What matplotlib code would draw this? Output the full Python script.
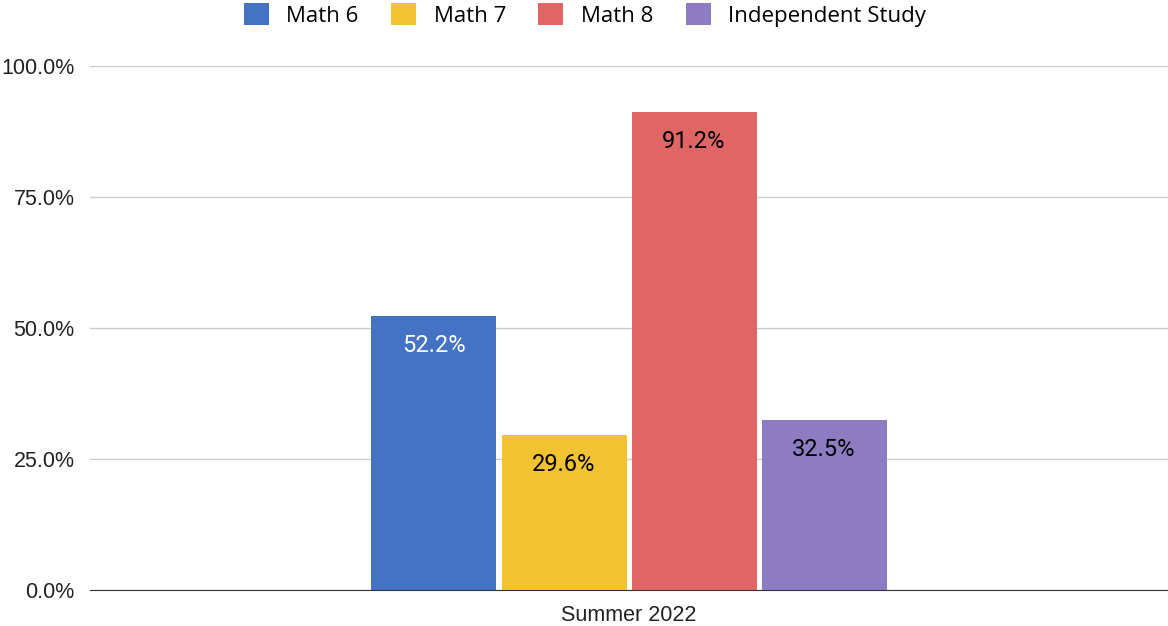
import matplotlib
matplotlib.use("Agg")
import matplotlib.pyplot as plt
from matplotlib.patches import Patch

# Dados
categoria = "Summer 2022"
series = ["Math 6", "Math 7", "Math 8", "Independent Study"]
valores = [52.2, 29.6, 91.2, 32.5]
cores = ["#4472C4", "#F1C232", "#E06666", "#8E7CC3"]
cores_texto = ["white", "black", "black", "black"]
yticks = [0, 25, 50, 75, 100]

fig = plt.figure(figsize=(11.68, 6.26), dpi=100)
ax = fig.add_axes([90 / 1168, 1 - 590 / 626, 1 - 90 / 1168, (590 - 66) / 626])

largura = 125 / 1078
passo = 130 / 1078
for i, (s, v, c, ct) in enumerate(zip(series, valores, cores, cores_texto)):
    x = (i - 1.5) * passo
    ax.bar(x, v, width=largura, color=c, zorder=3)
    ax.text(x, v - 5.6, f"{v:.1f}%", ha="center", va="center", color=ct,
            fontsize=17, family="Roboto", zorder=4)

ax.set_xlim(-0.5, 0.5)
ax.set_ylim(0, 100)
ax.set_yticks(yticks)
ax.set_yticklabels([f"{t:.1f}%" for t in yticks], family="Liberation Sans",
                   fontsize=15.5, color="#222222")
ax.set_xticks([0])
ax.set_xticklabels([categoria], family="Liberation Sans", fontsize=15.5, color="#222222")
ax.tick_params(length=0, pad=11)
ax.tick_params(axis="y", pad=11)
ax.grid(axis="y", color="#cccccc", linewidth=1, zorder=0)
for lado in ["top", "right", "left"]:
    ax.spines[lado].set_visible(False)
ax.spines["bottom"].set_color("#333333")
ax.spines["bottom"].set_zorder(5)

handles = [Patch(facecolor=c, label=s) for s, c in zip(series, cores)]
fig.legend(handles=handles, loc="center", bbox_to_anchor=(585 / 1168, 1 - 15 / 626),
           ncol=4, frameon=False, prop={"family": "Open Sans", "size": 16},
           handlelength=1.12, handleheight=1.1, columnspacing=1.45, handletextpad=0.8,
           borderpad=0)

fig.savefig("out.png", dpi=100)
* * * *
▶ Exercise instructions
All the material shown above is to be copied exactly, with no pictures carried over.

▶ Task output
What matplotlib code would draw this? Output the full Python script.
import matplotlib
matplotlib.use("Agg")
import matplotlib.pyplot as plt
from matplotlib.patches import Patch

# Dados
categoria = "Summer 2022"
series = ["Math 6", "Math 7", "Math 8", "Independent Study"]
valores = [52.2, 29.6, 91.2, 32.5]
cores = ["#4472C4", "#F1C232", "#E06666", "#8E7CC3"]
cores_texto = ["white", "black", "black", "black"]
yticks = [0, 25, 50, 75, 100]

fig = plt.figure(figsize=(11.68, 6.26), dpi=100)
ax = fig.add_axes([90 / 1168, 1 - 590 / 626, 1 - 90 / 1168, (590 - 66) / 626])

largura = 125 / 1078
passo = 130 / 1078
for i, (s, v, c, ct) in enumerate(zip(series, valores, cores, cores_texto)):
    x = (i - 1.5) * passo
    ax.bar(x, v, width=largura, color=c, zorder=3)
    ax.text(x, v - 5.6, f"{v:.1f}%", ha="center", va="center", color=ct,
            fontsize=17, family="Roboto", zorder=4)

ax.set_xlim(-0.5, 0.5)
ax.set_ylim(0, 100)
ax.set_yticks(yticks)
ax.set_yticklabels([f"{t:.1f}%" for t in yticks], family="Liberation Sans",
                   fontsize=15.5, color="#222222")
ax.set_xticks([0])
ax.set_xticklabels([categoria], family="Liberation Sans", fontsize=15.5, color="#222222")
ax.tick_params(length=0, pad=11)
ax.tick_params(axis="y", pad=11)
ax.grid(axis="y", color="#cccccc", linewidth=1, zorder=0)
for lado in ["top", "right", "left"]:
    ax.spines[lado].set_visible(False)
ax.spines["bottom"].set_color("#333333")
ax.spines["bottom"].set_zorder(5)

handles = [Patch(facecolor=c, label=s) for s, c in zip(series, cores)]
fig.legend(handles=handles, loc="center", bbox_to_anchor=(585 / 1168, 1 - 15 / 626),
           ncol=4, frameon=False, prop={"family": "Open Sans", "size": 16},
           handlelength=1.12, handleheight=1.1, columnspacing=1.45, handletextpad=0.8,
           borderpad=0)

fig.savefig("out.png", dpi=100)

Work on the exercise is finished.